Our Search for a Continuity of Meaning between our historical, protological & eschatological well beings
I believe that Who has been revealed in Jesus & Who forms us via indwelling & what’s been implanted in us connaturally, together, all warrant a significant trust in our (variously) shared common sense, moral intuitions & aesthetic sensibilities, notwithstanding our fallibility & peccability.
So, I generally resist any radical discontinuitues between our historical & eschatological – protological theo-anthropologies.
On the same grounds that I resist mysterian appeals in logical defenses of hell, because they’re nonsensical, morally unintelligible & aesthetically repugnant, I also resist theodicies that, for example, consider death as unavoidably intrinsic to an otherwise essential evolutionary process.
Maximus provides many conceptual distinctions that can assist our attempts to parse the logoi of well-being of creatures, which we can perceive, from their logoi of being & eternal well-being, which we’re yet to grasp fully.
Which aspects of creation’s good & theophanic realities:
do we experience according to tropos rather than logos?
are diachronic rather than synchronic?
simultaneous & co-extensive?
merely juvenile (but good) or alien (and not good)?
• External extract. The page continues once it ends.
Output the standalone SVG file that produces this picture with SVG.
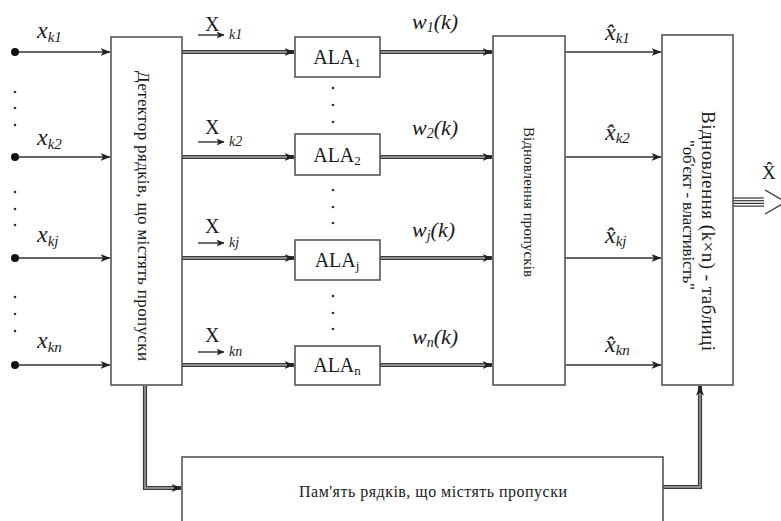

ensue from some past ontological rupture vs a teleological striving oriented toward the future?
arises from sin-caused degradation or corruption vs immaturity & incompleteness?
Which aspects of creation ensue according to God’s:
good will or thelēma eudokia?
dispensatory will or thelēma oikonomia?
concessive will or thelēma sugchōrēsis?
These are the questions explored by Andrew Jackson in
Towards an Eastern Orthodox Contemplation of Evolution: Maximus the Confessor’s Vision of the Phylogenetic logoi.
I cannot more highly recommend Jackson’s article.